FIghting over Christmas

For the last couple of years there has been a controversy over Christmas, with many conservatives claiming that the traditional media and much of the government and the corporate world have become dismissive of or even hostile to Christmas.
I agree completely with those who disapprove of retailers refusing to mention Christmas in their stores or ads, speaking only of “the holidays” or “your holiday shopping” or “holiday gifts”. My reasons for disapproving, however, are different. What I object to is the companies’ utter hypocrisy in the matter. When retailers in December decorate their stores, place more ads, hire temporary staff, beef up their inventories, and base their hopes for a good year on that one month, the thing they are anticipating is Christmas shopping, and everyone knows it. Not many companies are going to make their numbers on Kwanzaa gifts, Ramadan treats, or solstice presents. For the retailers, Christmas is what matters. They plan for it and count on it and know it is what will make or break their year. Yet, politically correct hypocrisy prevents their acknowledging it. While this says little or nothing about their being hostile to Christianity, it says a great deal about their being phonies, and when this sort of clumsy and cowardly phoniness is so widely displayed in public, it insults people’s intelligence and cheapens the national discourse. For that alone, I figure such companies deserve any boycotts they get.

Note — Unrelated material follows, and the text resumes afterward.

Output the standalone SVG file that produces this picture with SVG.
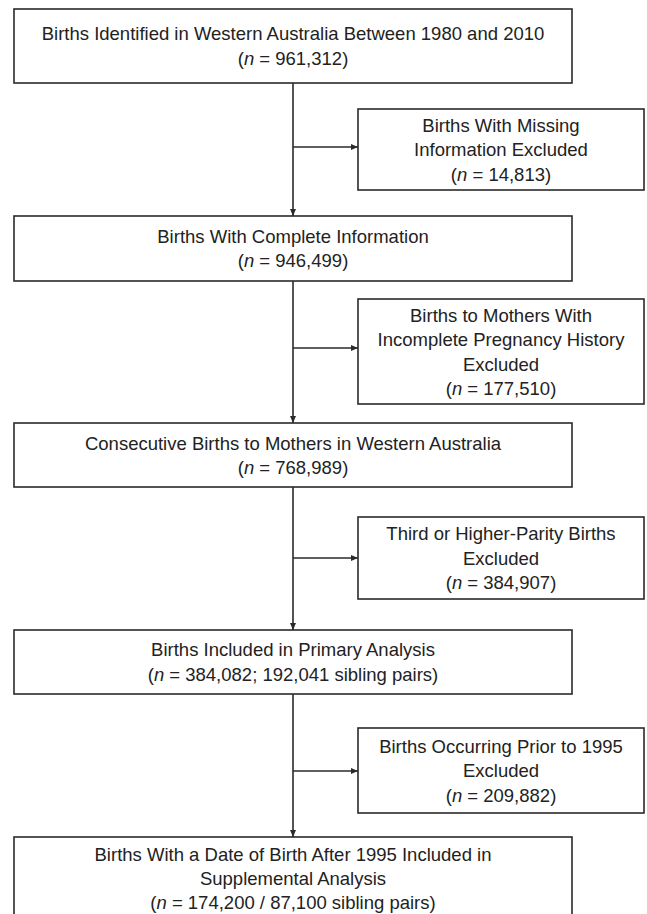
<svg xmlns="http://www.w3.org/2000/svg" width="647" height="914" viewBox="0 0 647 914">
<style>
.box{fill:#fff;stroke:#2a2a2a;stroke-width:1.6}
.t{font-family:"Liberation Sans",Arial,sans-serif;font-size:18.5px;fill:#222;text-anchor:middle}
.i{font-style:italic}
.c{stroke:#2a2a2a;stroke-width:1.6;fill:none;marker-end:url(#ah)}
</style>
<defs>
<marker id="ah" markerUnits="userSpaceOnUse" markerWidth="7" markerHeight="6" refX="7" refY="3" orient="auto">
<path d="M0,0 L7,3 L0,6 z" fill="#2a2a2a"/>
</marker>
</defs>
<rect width="647" height="914" fill="#fff"/>
<g id="connectors">
<line class="c" x1="293" y1="83" x2="293" y2="216"/>
<line class="c" x1="293" y1="147" x2="358" y2="147"/>
<line class="c" x1="293" y1="281" x2="293" y2="423"/>
<line class="c" x1="293" y1="348" x2="358" y2="348"/>
<line class="c" x1="293" y1="487" x2="293" y2="630"/>
<line class="c" x1="293" y1="558" x2="358" y2="558"/>
<line class="c" x1="293" y1="694" x2="293" y2="837"/>
<line class="c" x1="293" y1="771" x2="358" y2="771"/>
</g>
<g id="n1">
<rect class="box" x="14" y="9" width="558" height="74"/>
<text class="t" x="293" y="40">Births Identified in Western Australia Between 1980 and 2010</text>
<text class="t" x="293" y="65">(<tspan class="i">n</tspan> = 961,312)</text>
</g>
<g id="x1">
<rect class="box" x="358" y="109" width="286" height="81"/>
<text class="t" x="501" y="131.5">Births With Missing</text>
<text class="t" x="501" y="156">Information Excluded</text>
<text class="t" x="501" y="180.5">(<tspan class="i">n</tspan> = 14,813)</text>
</g>
<g id="n2">
<rect class="box" x="14" y="216" width="558" height="65"/>
<text class="t" x="293" y="242.5">Births With Complete Information</text>
<text class="t" x="293" y="267">(<tspan class="i">n</tspan> = 946,499)</text>
</g>
<g id="x2">
<rect class="box" x="358" y="299" width="286" height="105"/>
<text class="t" x="501" y="321.5">Births to Mothers With</text>
<text class="t" x="501" y="346">Incomplete Pregnancy History</text>
<text class="t" x="501" y="370.5">Excluded</text>
<text class="t" x="501" y="395">(<tspan class="i">n</tspan> = 177,510)</text>
</g>
<g id="n3">
<rect class="box" x="14" y="423" width="558" height="64"/>
<text class="t" x="293" y="449.5">Consecutive Births to Mothers in Western Australia</text>
<text class="t" x="293" y="474">(<tspan class="i">n</tspan> = 768,989)</text>
</g>
<g id="x3">
<rect class="box" x="358" y="517" width="286" height="82"/>
<text class="t" x="501" y="540">Third or Higher-Parity Births</text>
<text class="t" x="501" y="564.5">Excluded</text>
<text class="t" x="501" y="589">(<tspan class="i">n</tspan> = 384,907)</text>
</g>
<g id="n4">
<rect class="box" x="14" y="630" width="558" height="64"/>
<text class="t" x="293" y="656">Births Included in Primary Analysis</text>
<text class="t" x="293" y="680.5">(<tspan class="i">n</tspan> = 384,082; 192,041 sibling pairs)</text>
</g>
<g id="x4">
<rect class="box" x="358" y="728" width="286" height="85"/>
<text class="t" x="501" y="752.5">Births Occurring Prior to 1995</text>
<text class="t" x="501" y="777">Excluded</text>
<text class="t" x="501" y="801.5">(<tspan class="i">n</tspan> = 209,882)</text>
</g>
<g id="n5">
<rect class="box" x="14" y="837" width="558" height="90"/>
<text class="t" x="293" y="860.5">Births With a Date of Birth After 1995 Included in</text>
<text class="t" x="293" y="884.5">Supplemental Analysis</text>
<text class="t" x="293" y="908.5">(<tspan class="i">n</tspan> = 174,200 / 87,100 sibling pairs)</text>
</g>
</svg>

Beyond what companies are doing, I even agree with the social conservatives that there is a broad effort on the part of some leftists to de-emphasize Christmas. However I do not agree that the hostility to Christmas is simply and only another part of an assault on Christianity. After all, Christmas is not just a Christian holiday. Many people around the world who are either only nominally or explicitly not at all Christians in their beliefs celebrate and enjoy Christmas. Many of the best Christmas traditions – Christmas trees, sending cards, giving gifts to friends and relatives, Christmas dinner with the family, the modern Santa Claus, Scrooge, Rudolph and Frosty, Christmas lights, eggnog, donating to toys for tots, some of the best Christmas songs, Christmas parties and bonuses, The Night Before Christmas, kissing under mistletoe, Christmas cheer, and striving to be a little happier and a bit more friendly and benevolent toward one’s fellow human beings for a while – have pretty much nothing to do with the Christian idea of the nativity. Some of them probably tie to traditions that far antedate Christianity. If the leftists only wanted to attack Christian beliefs, surely Easter would be a better target.
I think rather that a lot of the hostility to Christmas results from simple meanness – a reflexive, pinch-faced distaste for people having fun, spending money, feeling better about themselves and their neighbors, and generally being of good cheer and not needing their rulers or betters to tell them how to behave. Many modern leftists are the most serious sort of puritans, and we know how puritans look at other people’s fun.